Plotting code records

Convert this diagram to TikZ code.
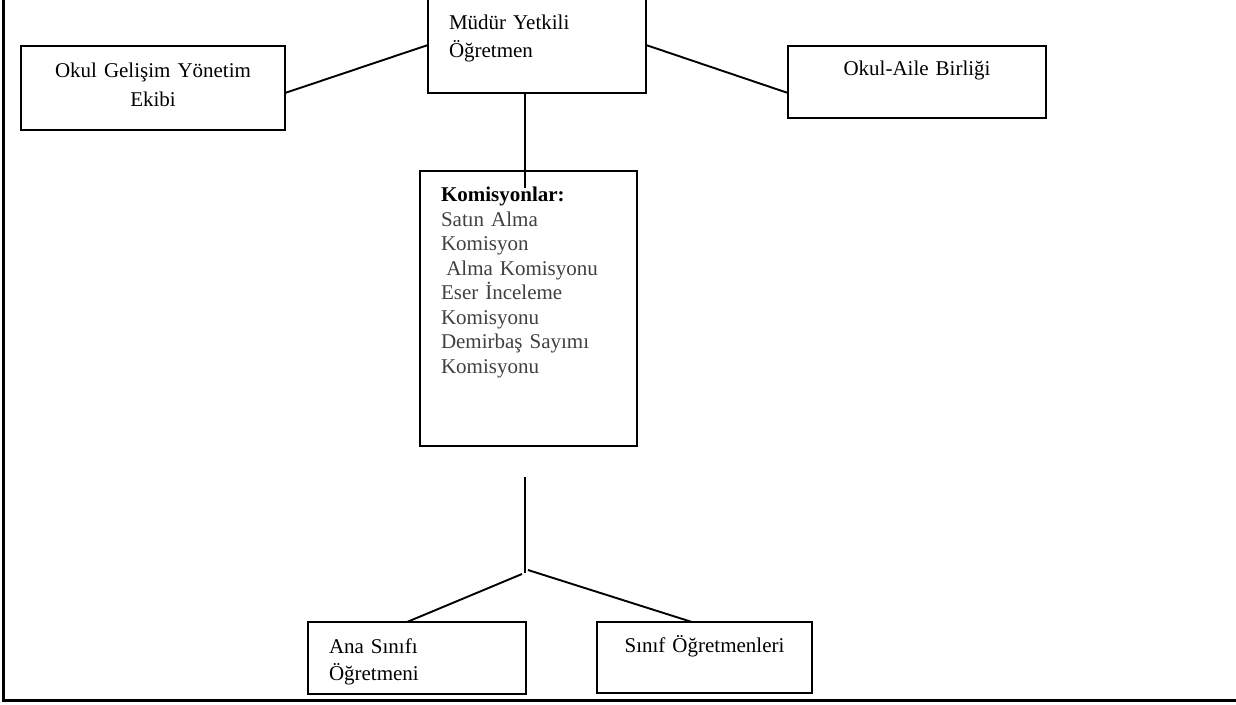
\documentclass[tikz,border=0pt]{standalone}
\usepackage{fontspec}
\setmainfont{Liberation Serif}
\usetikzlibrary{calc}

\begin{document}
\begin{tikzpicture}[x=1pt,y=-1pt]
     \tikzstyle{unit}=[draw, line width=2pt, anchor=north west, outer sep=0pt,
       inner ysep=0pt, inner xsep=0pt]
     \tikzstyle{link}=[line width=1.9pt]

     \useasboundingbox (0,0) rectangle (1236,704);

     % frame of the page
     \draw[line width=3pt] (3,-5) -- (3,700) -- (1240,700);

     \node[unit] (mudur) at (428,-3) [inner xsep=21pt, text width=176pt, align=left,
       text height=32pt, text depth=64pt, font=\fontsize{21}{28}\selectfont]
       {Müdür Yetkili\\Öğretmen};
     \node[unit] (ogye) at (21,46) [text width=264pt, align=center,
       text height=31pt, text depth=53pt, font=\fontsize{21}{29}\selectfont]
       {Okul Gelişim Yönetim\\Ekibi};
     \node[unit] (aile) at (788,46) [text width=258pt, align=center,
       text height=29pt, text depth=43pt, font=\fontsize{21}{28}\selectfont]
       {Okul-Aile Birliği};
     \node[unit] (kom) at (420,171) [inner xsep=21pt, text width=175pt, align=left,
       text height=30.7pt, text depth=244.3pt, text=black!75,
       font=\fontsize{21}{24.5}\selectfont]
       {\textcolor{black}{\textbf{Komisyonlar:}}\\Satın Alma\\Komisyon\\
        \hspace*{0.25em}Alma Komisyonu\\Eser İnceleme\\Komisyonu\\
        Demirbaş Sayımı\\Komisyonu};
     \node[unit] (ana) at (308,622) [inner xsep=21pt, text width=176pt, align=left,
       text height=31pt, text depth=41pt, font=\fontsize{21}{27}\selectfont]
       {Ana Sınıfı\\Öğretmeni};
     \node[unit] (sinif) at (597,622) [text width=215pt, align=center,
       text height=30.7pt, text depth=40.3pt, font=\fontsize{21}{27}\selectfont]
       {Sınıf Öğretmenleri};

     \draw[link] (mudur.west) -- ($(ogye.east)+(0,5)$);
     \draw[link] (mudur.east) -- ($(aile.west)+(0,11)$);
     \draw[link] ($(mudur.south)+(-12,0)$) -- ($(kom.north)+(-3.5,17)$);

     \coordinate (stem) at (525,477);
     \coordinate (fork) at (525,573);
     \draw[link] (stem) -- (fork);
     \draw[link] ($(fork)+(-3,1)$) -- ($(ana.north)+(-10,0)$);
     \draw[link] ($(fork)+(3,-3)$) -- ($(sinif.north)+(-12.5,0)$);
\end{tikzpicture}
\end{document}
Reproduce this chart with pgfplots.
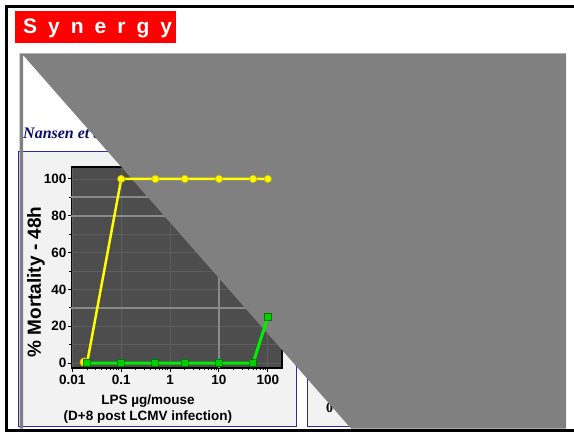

WHAT THE TASK ASKS: Copy the material above exactly and drop the pictures.

EXERCISE RESULT:
Convert this diagram to TikZ code.
\documentclass[tikz,border=0pt]{standalone}
\usepackage{fontspec}
\setmainfont{Liberation Serif}
\usetikzlibrary{calc}

\begin{document}
\begin{tikzpicture}[x=1pt,y=-1pt]
     \tikzstyle{unit}=[draw, line width=2pt, anchor=north west, outer sep=0pt,
       inner ysep=0pt, inner xsep=0pt]
     \tikzstyle{link}=[line width=1.9pt]

     \useasboundingbox (0,0) rectangle (1236,704);

     % frame of the page
     \draw[line width=3pt] (3,-5) -- (3,700) -- (1240,700);

     \node[unit] (mudur) at (428,-3) [inner xsep=21pt, text width=176pt, align=left,
       text height=32pt, text depth=64pt, font=\fontsize{21}{28}\selectfont]
       {Müdür Yetkili\\Öğretmen};
     \node[unit] (ogye) at (21,46) [text width=264pt, align=center,
       text height=31pt, text depth=53pt, font=\fontsize{21}{29}\selectfont]
       {Okul Gelişim Yönetim\\Ekibi};
     \node[unit] (aile) at (788,46) [text width=258pt, align=center,
       text height=29pt, text depth=43pt, font=\fontsize{21}{28}\selectfont]
       {Okul-Aile Birliği};
     \node[unit] (kom) at (420,171) [inner xsep=21pt, text width=175pt, align=left,
       text height=30.7pt, text depth=244.3pt, text=black!75,
       font=\fontsize{21}{24.5}\selectfont]
       {\textcolor{black}{\textbf{Komisyonlar:}}\\Satın Alma\\Komisyon\\
        \hspace*{0.25em}Alma Komisyonu\\Eser İnceleme\\Komisyonu\\
        Demirbaş Sayımı\\Komisyonu};
     \node[unit] (ana) at (308,622) [inner xsep=21pt, text width=176pt, align=left,
       text height=31pt, text depth=41pt, font=\fontsize{21}{27}\selectfont]
       {Ana Sınıfı\\Öğretmeni};
     \node[unit] (sinif) at (597,622) [text width=215pt, align=center,
       text height=30.7pt, text depth=40.3pt, font=\fontsize{21}{27}\selectfont]
       {Sınıf Öğretmenleri};

     \draw[link] (mudur.west) -- ($(ogye.east)+(0,5)$);
     \draw[link] (mudur.east) -- ($(aile.west)+(0,11)$);
     \draw[link] ($(mudur.south)+(-12,0)$) -- ($(kom.north)+(-3.5,17)$);

     \coordinate (stem) at (525,477);
     \coordinate (fork) at (525,573);
     \draw[link] (stem) -- (fork);
     \draw[link] ($(fork)+(-3,1)$) -- ($(ana.north)+(-10,0)$);
     \draw[link] ($(fork)+(3,-3)$) -- ($(sinif.north)+(-12.5,0)$);
\end{tikzpicture}
\end{document}
Reproduce this chart with pgfplots.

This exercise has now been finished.